• **Provided material**
--------------------------------------------------

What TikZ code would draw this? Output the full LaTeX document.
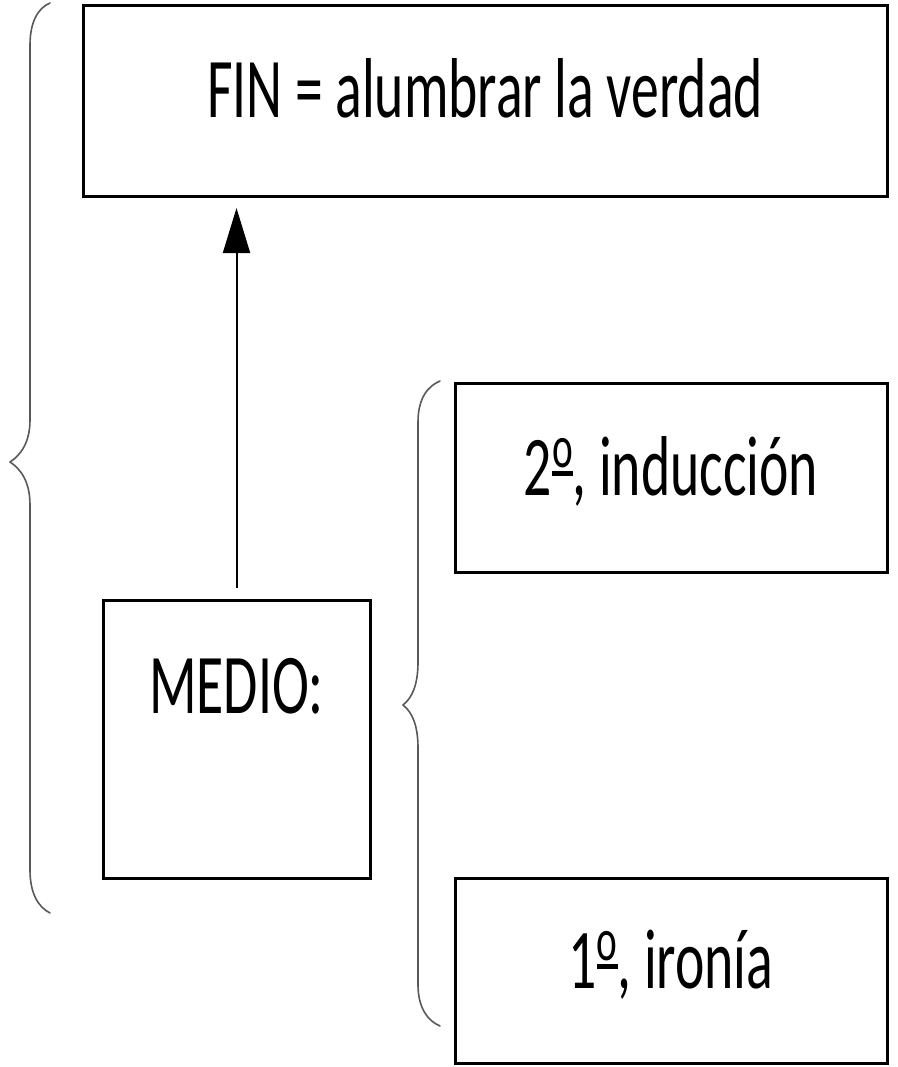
\documentclass[tikz,border=0pt]{standalone}
\usepackage{fontspec}
\setmainfont{Carlito}
\usetikzlibrary{arrows.meta}
\newcommand{\cond}[1]{\scalebox{0.655}[1]{#1}}
\newcommand{\ordm}{\raisebox{19pt}{\vbox{\hbox{\fontsize{60}{60}\selectfont o}\kern 3pt\hrule height 5pt}}}
\begin{document}
\begin{tikzpicture}[x=1pt,y=-1pt,
  box/.style={draw=black, line width=3pt, inner sep=0pt, outer sep=0pt,
    anchor=north west, align=center, font=\fontsize{85}{100}\selectfont},
  brace/.style={draw=black!65, line width=1.6pt, line cap=round, line join=round},
  conn/.style={draw=black, line width=2pt, -{Triangle[width=27pt,length=45pt]}}]
\useasboundingbox (0,0) rectangle (897,1067);
\node[box, minimum width=804pt, text height=112pt, text depth=79pt] (fin) at (83,6) {\cond{FIN = alumbrar la verdad}};
\node[box, minimum width=267pt, text height=113pt, text depth=165pt] (medio) at (103,600) {\cond{MEDIO:}};
\node[box, minimum width=432pt, text height=112pt, text depth=77pt] (ind) at (455,383) {\cond{2\ordm, inducción}};
\node[box, minimum width=432pt, text height=110pt, text depth=75pt] (iro) at (455,878) {\cond{1\ordm, ironía}};
\draw[conn, shorten <=12pt, shorten >=11pt] (medio.north) -- (medio.north |- fin.south);
% left brace
\draw[brace] (50,3) .. controls (38,8) and (30,22) .. (30,45) -- (30,420)
  .. controls (30,442) and (21,455) .. (10,462)
  .. controls (21,469) and (30,482) .. (30,505) -- (30,870)
  .. controls (30,893) and (38,907) .. (50,913);
% middle brace
\draw[brace] (440,381) .. controls (428,386) and (418,398) .. (418,422) -- (418,662)
  .. controls (418,685) and (412,698) .. (403,705)
  .. controls (412,712) and (418,725) .. (418,748) -- (418,985)
  .. controls (418,1008) and (428,1021) .. (440,1026);
\end{tikzpicture}
\end{document}
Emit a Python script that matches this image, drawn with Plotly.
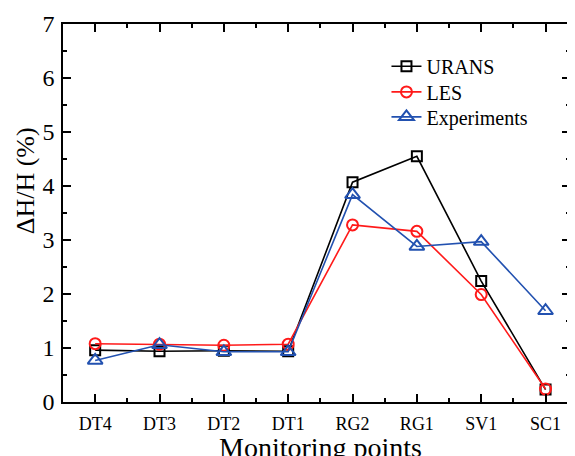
import plotly.graph_objects as go

categories = ["DT4", "DT3", "DT2", "DT1", "RG2", "RG1", "SV1", "SC1"]
urans = [0.96, 0.94, 0.95, 0.94, 4.07, 4.55, 2.24, 0.23]
les = [1.08, 1.07, 1.05, 1.07, 3.28, 3.16, 1.99, 0.24]
experiments = [0.77, 1.06, 0.93, 0.93, 3.84, 2.88, 2.97, 1.69]
yticks = [0, 1, 2, 3, 4, 5, 6, 7]

xpos = list(range(len(categories)))
FONT = "Liberation Serif"
BLUE = "#2251b0"
RED = "#ff1a1a"

fig = go.Figure()
fig.add_trace(go.Scatter(x=xpos, y=urans, name="URANS", mode="lines+markers", legend="legend",
                         line=dict(color="black", width=1.6),
                         marker=dict(symbol="square-open", size=10, color="black",
                                     line=dict(width=2, color="black"))))
fig.add_trace(go.Scatter(x=xpos, y=les, name="LES", mode="lines+markers", legend="legend2",
                         line=dict(color=RED, width=1.6),
                         marker=dict(symbol="circle-open", size=11, color=RED,
                                     line=dict(width=2, color=RED))))
fig.add_trace(go.Scatter(x=xpos, y=experiments, name="Experiments", mode="lines+markers",
                         legend="legend3",
                         line=dict(color=BLUE, width=1.6),
                         marker=dict(symbol="triangle-up-open", size=13, color=BLUE,
                                     line=dict(width=2, color=BLUE))))

legend_style = dict(x=0.638, xanchor="left", yanchor="top", bgcolor="rgba(0,0,0,0)",
                    font=dict(size=20, family=FONT), itemwidth=30)

# page body has an 8px margin, so the figure is 8px smaller to fit the window
fig.update_layout(
    width=567, height=448,
    margin=dict(l=55, r=3, t=14, b=54),
    paper_bgcolor="white", plot_bgcolor="white",
    font=dict(family=FONT, color="black"),
    showlegend=True,
    legend=dict(y=0.94, **legend_style),
    legend2=dict(y=0.872, **legend_style),
    legend3=dict(y=0.806, **legend_style),
    xaxis=dict(range=[-0.5, 7.38], tickmode="array", tickvals=xpos, ticktext=categories,
               showgrid=False, zeroline=False, showline=True, linecolor="black", linewidth=1.5,
               mirror="ticks", ticks="inside", ticklen=8, tickwidth=1.5, tickcolor="black",
               tickfont=dict(size=18, family=FONT), ticklabelstandoff=5,
               minor=dict(tick0=0.5, dtick=1, ticks="inside", ticklen=4, tickwidth=1.5,
                          tickcolor="black", showgrid=False)),
    yaxis=dict(range=[0, 7], tickmode="array", tickvals=yticks,
               showgrid=False, zeroline=False, showline=True, linecolor="black", linewidth=1.5,
               mirror="ticks", ticks="inside", ticklen=8, tickwidth=1.5, tickcolor="black",
               tickfont=dict(size=24, family=FONT), ticklabelstandoff=2,
               minor=dict(tick0=0.5, dtick=1, ticks="inside", ticklen=4, tickwidth=1.5,
                          tickcolor="black", showgrid=False)),
)

fig.add_annotation(text="ΔH/H (%)", xref="paper", yref="paper",
                   x=-38/509, y=(402-180)/380, xanchor="center", yanchor="middle",
                   textangle=-90, showarrow=False, font=dict(size=26, family=FONT))
fig.add_annotation(text="Monitoring points", xref="paper", yref="paper",
                   x=(322-63)/509, y=-(430-402)/380, xanchor="center", yanchor="top",
                   showarrow=False, font=dict(size=28, family=FONT))

fig.write_html("out.html")
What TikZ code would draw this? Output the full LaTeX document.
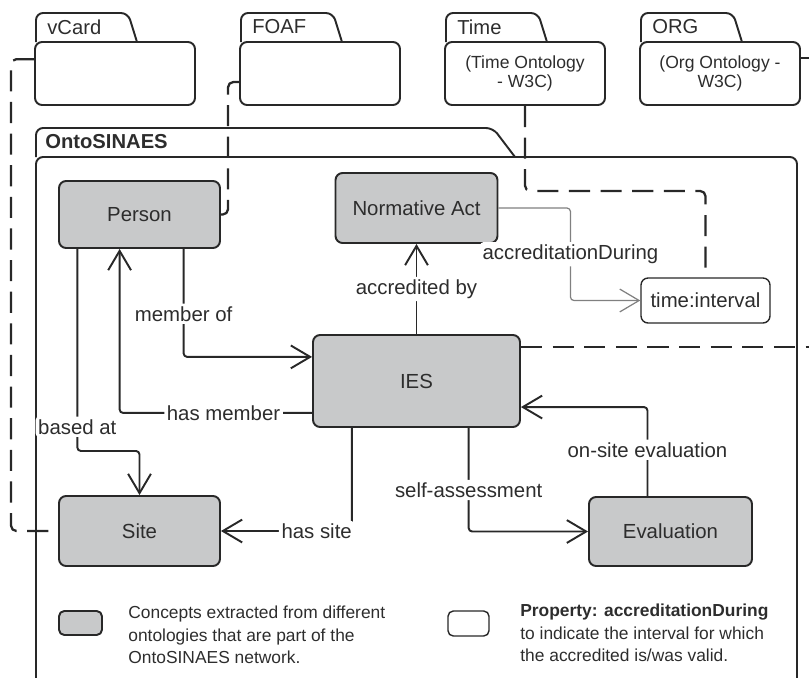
\documentclass[tikz,border=0pt]{standalone}
\usepackage{fontspec}
\setmainfont{Liberation Sans}
\usepackage{tikz}
\usetikzlibrary{arrows.meta}
\definecolor{conceptgray}{RGB}{200,201,202}
\definecolor{linegray}{RGB}{40,40,40}
\definecolor{textgray}{RGB}{45,45,45}

\begin{document}
\begin{tikzpicture}[x=0.02cm,y=-0.02cm,line join=round]
            \tikzstyle{concept}=[rectangle,rounded corners=4pt,draw=linegray,line width=1.1pt,fill=conceptgray,text=textgray,font=\fontsize{11.6}{14}\selectfont,inner sep=0pt]
            \tikzstyle{pkg}=[draw=linegray,line width=1.1pt,rounded corners=4pt]
            \tikzstyle{pkgbody}=[pkg,rectangle,minimum width=3.2cm,minimum height=1.26cm,inner sep=0pt,align=center,text=textgray,font=\fontsize{10}{11.3}\selectfont]
            \tikzstyle{tab}=[anchor=west,inner sep=0pt,text=textgray,font=\fontsize{11.5}{14}\selectfont]
            \tikzstyle{lbl}=[fill=white,text=textgray,font=\fontsize{11.6}{14}\selectfont,inner sep=1.5pt]
            \tikzstyle{rel}=[draw=linegray,line width=1.1pt,rounded corners=2pt,-{Straight Barb[length=11pt,width=13pt]}]
            \tikzstyle{link}=[draw=linegray,line width=1.3pt,dash pattern=on 12pt off 6pt,rounded corners=3pt]
            \tikzstyle{key}=[anchor=west,align=left,inner sep=0pt,text=textgray,font=\fontsize{9.9}{12.8}\selectfont]

            \useasboundingbox (0,0) rectangle (809,677);
            \clip (0,0) rectangle (809,677);

            \foreach \id/\name/\x/\txt in {vcard/vCard/36/{}, foaf/FOAF/241/{}, time/Time/446/{(Time Ontology\\- W3C)}, org/ORG/641/{(Org Ontology -\\W3C)}}
            {
                \draw[pkg] (\x,42) -- (\x,13) -- ({\x+92},13) -- ({\x+101},42);
                \node[pkgbody] (\id) at ({\x+79},73.5) {\txt};
                \node[tab] (\id-tab) at ({\x+11},27) {\name};
            }

            \draw[pkg] (36,157) -- (36,128) -- (493,128) -- (515,157);
            \draw[pkg] (36,700) -- (36,157) -- (797,157) -- (797,700);
            \node[tab,font=\bfseries\fontsize{11.5}{14}\selectfont] (onto) at (45,142) {OntoSINAES};

            \node[concept,minimum width=3.22cm,minimum height=1.34cm] (person) at (139.5,214.5) {Person};
            \node[concept,minimum width=3.24cm,minimum height=1.4cm] (act) at (416.5,208) {Normative Act};
            \node[concept,minimum width=4.14cm,minimum height=1.84cm] (ies) at (416.5,381) {IES};
            \node[concept,minimum width=3.22cm,minimum height=1.4cm] (site) at (139.5,531) {Site};
            \node[concept,minimum width=3.26cm,minimum height=1.38cm] (evaluation) at (670.5,531.5) {Evaluation};
            \node[concept,fill=white,line width=0.8pt,minimum width=2.58cm,minimum height=0.9cm] (interval) at (705.5,300.5) {time:interval};

            \draw[rel] (person.-38) |- node[lbl,pos=0.3]{member of} (ies.167);
            \draw[rel] (ies.197) -| node[lbl,pos=0.23]{has member} (person.-120);
            \draw[rel] (person.-151) -- node[lbl,pos=0.88]{based at} ++(0,202) -| (site.north);
            \draw[rel] (ies.-144) |- node[lbl,pos=0.5,anchor=east,xshift=2pt]{has site} (site.east);
            \draw[rel] (ies.-42) |- node[lbl,pos=0.3]{self-assessment} (evaluation.west);
            \draw[rel] (evaluation.123) |- node[lbl,pos=0.26]{on-site evaluation} (ies.-14);
            \draw[rel] (ies.north) -- node[lbl]{accredited by} (act.south);
            \draw[rel,draw=gray,line width=0.7pt] (act.east) -- ++(72,0) |- node[lbl,pos=0.25]{accreditationDuring} (interval.west);

            \draw[link] (vcard.170) -- ++(-23,0) |- (site.west);
            \draw[link] (foaf.186) -- ++(-11,0) |- (person.east);
            \draw[link] (time.south) -- ++(0,85) -| (interval.north);
            \draw[link] (ies.18) -- ++(300,0);
            \draw[link] (org.11) -- ++(20,0);

            \node[concept,rounded corners=3pt,minimum width=0.86cm,minimum height=0.48cm] (key-concept) at (80.5,623) {};
            \node[concept,rounded corners=3pt,fill=white,line width=0.8pt,minimum width=0.82cm,minimum height=0.5cm] (key-property) at (468.5,623.5) {};
            \node[key] (key-concept-text) at (128,635) {Concepts extracted from different\\ontologies that are part of the\\OntoSINAES network.};
            \node[key] (key-property-text) at (520,633) {\textbf{Property: accreditationDuring}\\to indicate the interval for which\\the accredited is/was valid.};
        \end{tikzpicture}
\end{document}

--------------------------------------------------

• **Stated problem**
Repeat only the lines from the beginning of the material through the line containing "import plotly.graph_objects as go", both ends kept, leaving pictures out.

• **Finished task**
What TikZ code would draw this? Output the full LaTeX document.
\documentclass[tikz,border=0pt]{standalone}
\usepackage{fontspec}
\setmainfont{Carlito}
\usetikzlibrary{arrows.meta}
\newcommand{\cond}[1]{\scalebox{0.655}[1]{#1}}
\newcommand{\ordm}{\raisebox{19pt}{\vbox{\hbox{\fontsize{60}{60}\selectfont o}\kern 3pt\hrule height 5pt}}}
\begin{document}
\begin{tikzpicture}[x=1pt,y=-1pt,
  box/.style={draw=black, line width=3pt, inner sep=0pt, outer sep=0pt,
    anchor=north west, align=center, font=\fontsize{85}{100}\selectfont},
  brace/.style={draw=black!65, line width=1.6pt, line cap=round, line join=round},
  conn/.style={draw=black, line width=2pt, -{Triangle[width=27pt,length=45pt]}}]
\useasboundingbox (0,0) rectangle (897,1067);
\node[box, minimum width=804pt, text height=112pt, text depth=79pt] (fin) at (83,6) {\cond{FIN = alumbrar la verdad}};
\node[box, minimum width=267pt, text height=113pt, text depth=165pt] (medio) at (103,600) {\cond{MEDIO:}};
\node[box, minimum width=432pt, text height=112pt, text depth=77pt] (ind) at (455,383) {\cond{2\ordm, inducción}};
\node[box, minimum width=432pt, text height=110pt, text depth=75pt] (iro) at (455,878) {\cond{1\ordm, ironía}};
\draw[conn, shorten <=12pt, shorten >=11pt] (medio.north) -- (medio.north |- fin.south);
% left brace
\draw[brace] (50,3) .. controls (38,8) and (30,22) .. (30,45) -- (30,420)
  .. controls (30,442) and (21,455) .. (10,462)
  .. controls (21,469) and (30,482) .. (30,505) -- (30,870)
  .. controls (30,893) and (38,907) .. (50,913);
% middle brace
\draw[brace] (440,381) .. controls (428,386) and (418,398) .. (418,422) -- (418,662)
  .. controls (418,685) and (412,698) .. (403,705)
  .. controls (412,712) and (418,725) .. (418,748) -- (418,985)
  .. controls (418,1008) and (428,1021) .. (440,1026);
\end{tikzpicture}
\end{document}
Emit a Python script that matches this image, drawn with Plotly.
import plotly.graph_objects as go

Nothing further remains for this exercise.